Thirty minutes north of San Juan del Sur, at the top of a breezy jungle hill surrounded by howler monkeys and the rustling of a million leaves is a collection of thatched-roof cottages called Maderas Village.

That's the geographical and physical description, anyway. But those words don't even begin to get to the heart of what Maderas Village is. When we walked in our first night, all dusty and bleary-eyed from a day of traveling from NYC to Costa Rica and over the Nicaraguan border on foot, we felt liked we'd walked into some kind of magical surf camp fairy land. Everyone was beautiful and clever and sun-kissed, sitting around under twinkly lights and hibiscus vines with rum-and-tea cocktails in hand shooting good vibes and big smiles all over the place. Where the hell are we? What the hell is this place? Ah, who the hell cares? It's definitely right.

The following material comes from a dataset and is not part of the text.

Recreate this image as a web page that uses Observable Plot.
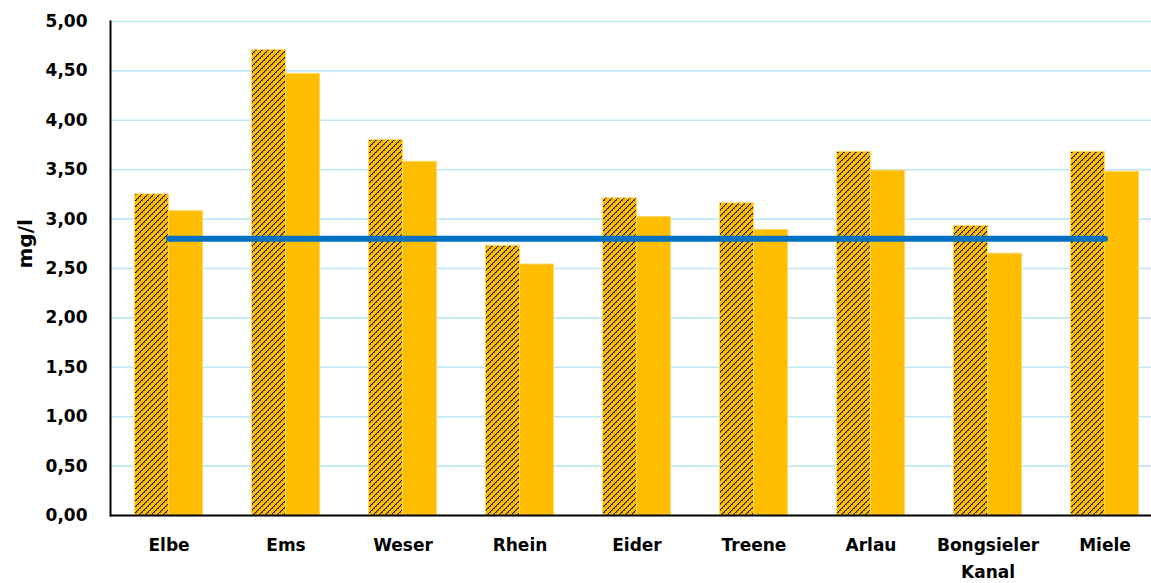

Or, it is if you want it to be. Maderas Village — for all its rustic jungle charms, big family dinners, and tree-house sleeping — is definitely not for everyone. And that's what makes it so amazing. Somewhere on Trip Advisor there's a review from some poor soul who complains about the howler monkeys waking her up at 5am and the 5-minute trek through the forest to the beach and the fact that the place is nowhere near a town. Seriously? If those are the kind of things that bother you, then yes: Maderas Village is definitely not for you. 

However, if you're the type of person who likes a vacation that feels like one long glorious dinner party in a place surrounded by cacti and palm trees and a host of like-minded new friends — and in fact, if you're reading this blog — then Maderas Village is a damn good place to be. Go. Wake up at 5 am. Watch the monkeys. Do yoga. Look at the sea. Eat banana pancakes. Take the catamaran cruise, do the four-hour lobster lunch, surf all afternoon, find secret beaches, wear your PJs to dinner, get lost in conversation and laugh so hard your cheeks hurt. Run into the waves at midnight screaming and swim underneath the full moon. We did, and it was divine. 

Before we left for Nicaragua, a good friend who had recently stayed at Maderas described it as cult-y. You'll see, she said. We didn't understand what she meant, but once we arrived, we did. 

But if Maderas Village is a cult, we're 100% in. 


good to know

Maderas Village is a collection of casas, cabanas, and casitas centered around one big main house about a five-minute walk up a steep hill from Playa Maderas. The staff will arrange a pick-up for you from Managua Airport, San Juan del Sur, or Rivas — or probably anywhere nearby, really. Dinner each night is communal and family-style — they'll assume you're joining unless you tell them otherwise. The food is good but not fancy — fried chicken and fish, tacos, that sort of thing. Don't expect Hartwood-style meals or anything crazy. Stay in a cabana (hot water, king-size bed) or the penthouse if you want to be fancy. You can rent a surf board at Maderas or down at the beach for about $5. Maderas Village is excellent for solo travelers and professional nomads — there's lots of wifi, hammocks, and space to work.